Project Tourbillon explores cyber resiliency, scalability and privacy in a prototype CBDC

Tourbillon, a new project launched by the BIS Innovation Hub's Swiss Centre, explores how to improve cyber resiliency, scalability and privacy in a prototype Central Bank Digital Currency (CBDC).

Central banks have identified cyber resiliency, scalability and privacy as core features of CBDCs. However, designing them involves complex trade-offs between these three elements. For example, higher resiliency against cyber-attacks, especially from quantum computers, requires additional cryptography, which can slow down payment processing. Privacy must be weighed against the need to counter money laundering, terrorism financing and other illicit payments.

Project Tourbillon aims to reconcile these trade-offs by combining proven technologies such as blind signatures and mix networks with the latest research on cryptography and CBDC design suggested by researchers David Chaum and Thomas Moser (see eCash 2.0).

Cyber resiliency supports safe and effective digital payments infrastructures. The project achieves this by experimenting with quantum-resistant design and cryptography.

Scalability accommodates the potential for high transaction volumes. Tourbillon achieves this by using an architecture that is compatible with, but not based on, distributed ledger technology. By making each transaction separate, the system resources scale linearly. The project seeks to verify the linear scalability of the design with realistic parameters.
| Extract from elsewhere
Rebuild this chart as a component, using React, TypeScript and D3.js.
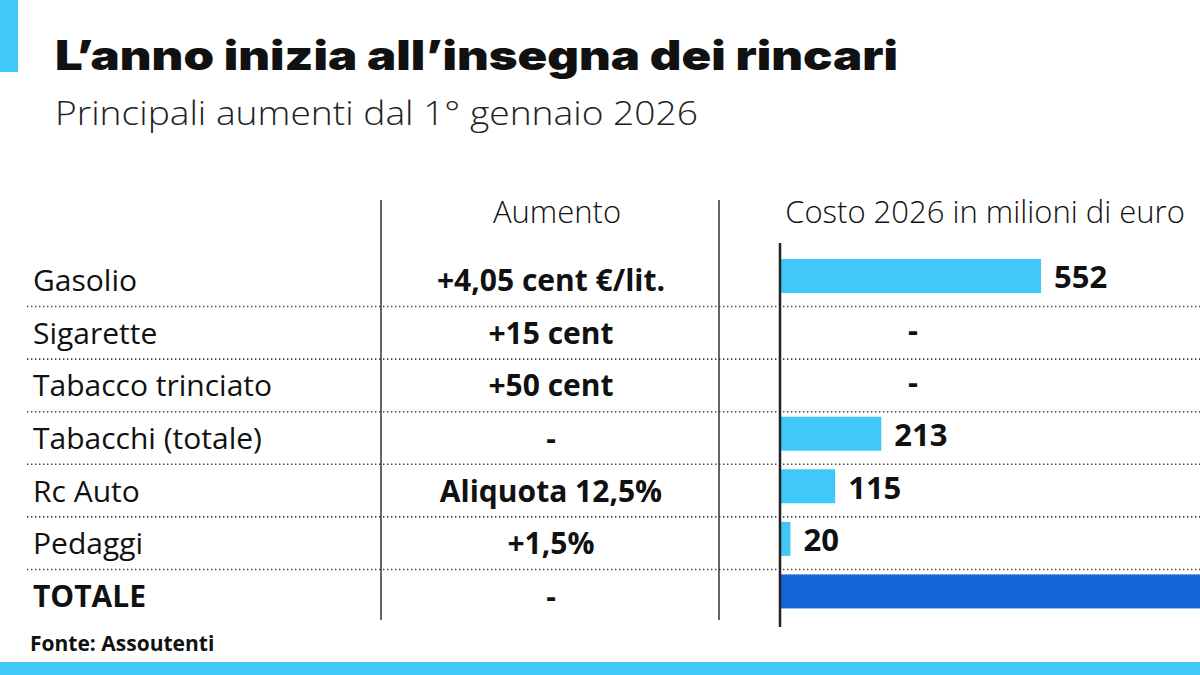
import React, { useEffect, useRef } from "react";
import * as d3 from "d3";

// rows of the table
const categories = [
  "Gasolio",
  "Sigarette",
  "Tabacco trinciato",
  "Tabacchi (totale)",
  "Rc Auto",
  "Pedaggi",
  "TOTALE",
];
const increases = [
  "+4,05 cent €/lit.",
  "+15 cent",
  "+50 cent",
  "-",
  "Aliquota 12,5%",
  "+1,5%",
  "-",
];
// cost 2026, millions of euro (null = not given)
const costs: (number | null)[] = [552, null, null, 213, 115, 20];

const W = 1200;
const H = 675;
const CYAN = "#40c8f8";
const BLUE = "#1565d8";
const SANS = "'Open Sans', sans-serif";

const App = () => {
  const svgRef = useRef<SVGSVGElement>(null);

  useEffect(() => {
    document.body.style.margin = "0";
    const svg = d3.select(svgRef.current);
    svg.selectAll("*").remove();

    const total = d3.sum(costs, (d) => d ?? 0);

    const y = d3.scaleBand<string>().domain(categories).range([254, 622]);
    const x = d3.scaleLinear().domain([0, total]).range([781, 1205]);

    svg.append("rect").attr("width", W).attr("height", H).attr("fill", "#fff");

    // accent + bottom strip
    svg.append("rect").attr("x", 0).attr("y", 0).attr("width", 18).attr("height", 72).attr("fill", CYAN);
    svg.append("rect").attr("x", 0).attr("y", 662).attr("width", W).attr("height", 13).attr("fill", CYAN);

    svg.append("text")
      .attr("x", 55).attr("y", 70)
      .attr("textLength", 843)
      .attr("lengthAdjust", "spacingAndGlyphs")
      .style("font-family", "Inter, sans-serif")
      .style("font-weight", 900)
      .style("font-size", "41px")
      .attr("fill", "#111")
      .text("L’anno inizia all’insegna dei rincari");

    svg.append("text")
      .attr("x", 55).attr("y", 125)
      .attr("textLength", 643)
      .attr("lengthAdjust", "spacingAndGlyphs")
      .style("font-family", SANS)
      .style("font-weight", 300)
      .style("font-size", "33px")
      .attr("fill", "#222")
      .text("Principali aumenti dal 1° gennaio 2026");

    const body = svg.append("g").style("font-family", SANS).attr("fill", "#111");

    // column headers
    body.append("text").attr("x", 557).attr("y", 223).attr("text-anchor", "middle")
      .style("font-size", "31px").style("font-weight", 300).text("Aumento");
    body.append("text").attr("x", 985).attr("y", 223).attr("text-anchor", "middle")
      .style("font-size", "31px").style("font-weight", 300).text("Costo 2026 in milioni di euro");

    // dotted row separators
    body.append("g")
      .selectAll("line")
      .data(categories.slice(0, -1))
      .join("line")
      .attr("x1", 27).attr("x2", W)
      .attr("y1", (d) => y(d)! + y.bandwidth())
      .attr("y2", (d) => y(d)! + y.bandwidth())
      .attr("stroke", "#444")
      .attr("stroke-width", 1.6)
      .attr("stroke-dasharray", "1.4 2.6");

    // column dividers
    body.append("g")
      .selectAll("line")
      .data([381, 719])
      .join("line")
      .attr("x1", (d) => d).attr("x2", (d) => d)
      .attr("y1", 200).attr("y2", 620)
      .attr("stroke", "#333").attr("stroke-width", 1.5);

    // row labels
    body.append("g")
      .selectAll("text")
      .data(categories)
      .join("text")
      .attr("x", 33)
      .attr("y", (d) => y(d)! + y.bandwidth() / 2 + 11)
      .style("font-size", "30px")
      .style("font-weight", (d, i) => (i === categories.length - 1 ? 700 : 400))
      .text((d) => d);

    // increase column
    body.append("g")
      .selectAll("text")
      .data(increases)
      .join("text")
      .attr("x", 551)
      .attr("y", (d, i) => y(categories[i])! + y.bandwidth() / 2 + 11)
      .attr("text-anchor", "middle")
      .style("font-size", "30px")
      .style("font-weight", 700)
      .text((d) => d);

    // bars
    const barData = [...costs, total].map((v, i) => ({ cat: categories[i], v, total: i === categories.length - 1 }));

    body.append("g")
      .selectAll("rect")
      .data(barData.filter((d) => d.v !== null))
      .join("rect")
      .attr("x", x(0))
      .attr("y", (d) => y(d.cat)! + 5)
      .attr("width", (d) => x(d.v as number) - x(0))
      .attr("height", 34)
      .attr("fill", (d) => (d.total ? BLUE : CYAN));

    // value labels (none for the total row)
    body.append("g")
      .selectAll("text")
      .data(barData.filter((d) => !d.total))
      .join("text")
      .attr("x", (d) => (d.v === null ? 913 : x(d.v) + 13))
      .attr("y", (d) => y(d.cat)! + y.bandwidth() / 2 + 8)
      .attr("text-anchor", (d) => (d.v === null ? "middle" : "start"))
      .style("font-size", "31px")
      .style("font-weight", 700)
      .text((d) => (d.v === null ? "-" : String(d.v)));

    // baseline axis
    body.append("line")
      .attr("x1", 780).attr("x2", 780)
      .attr("y1", 243).attr("y2", 627)
      .attr("stroke", "#222").attr("stroke-width", 2.5);

    svg.append("text")
      .attr("x", 30).attr("y", 651)
      .style("font-family", SANS)
      .style("font-weight", 700)
      .style("font-size", "21px")
      .attr("fill", "#111")
      .text("Fonte: Assoutenti");
  }, []);

  return <svg ref={svgRef} width={W} height={H} style={{ display: "block" }} />;
};

export default App;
Privacy is an important user requirement but at the same raises issues with regards to countering illicit activities. Tourbillon resolves this by providing privacy for the payment sender but not for the recipient. Regulatory and compliance checks will continue to apply.

The conclusions of this project will be relevant for both wholesale and retail CBDC systems. The goal is to finish the prototype by mid-2023.

Digital central bank money can make payments better and more inclusive. Yet delivering a CBDC involves difficult trade-offs between cyber resilience, scalability and user privacy. Project Tourbillon will build and test a prototype that reconciles these trade-offs and pushes central banks' technological frontier.

Morten Bech, Head of the BIS Innovation Hub Swiss Centre

Many central banks are researching CBDCs in the context of the digital asset transformation. I am proud to be a co-author with David Chaum on the eCash 2.0 paper, which is serving as the basis for this project.

Thomas Moser, Alternate Member of the Governing Board at the Swiss National Bank

I am thrilled to see these important advances in technology being tested out so that there is no doubt that privacy, including the more advanced type introduced here, can co-exist with the strongest type of quantum resistance and truly practical performance. This provides a better level of privacy than cash, with additional guarantees that the privacy cannot be taken from the end user.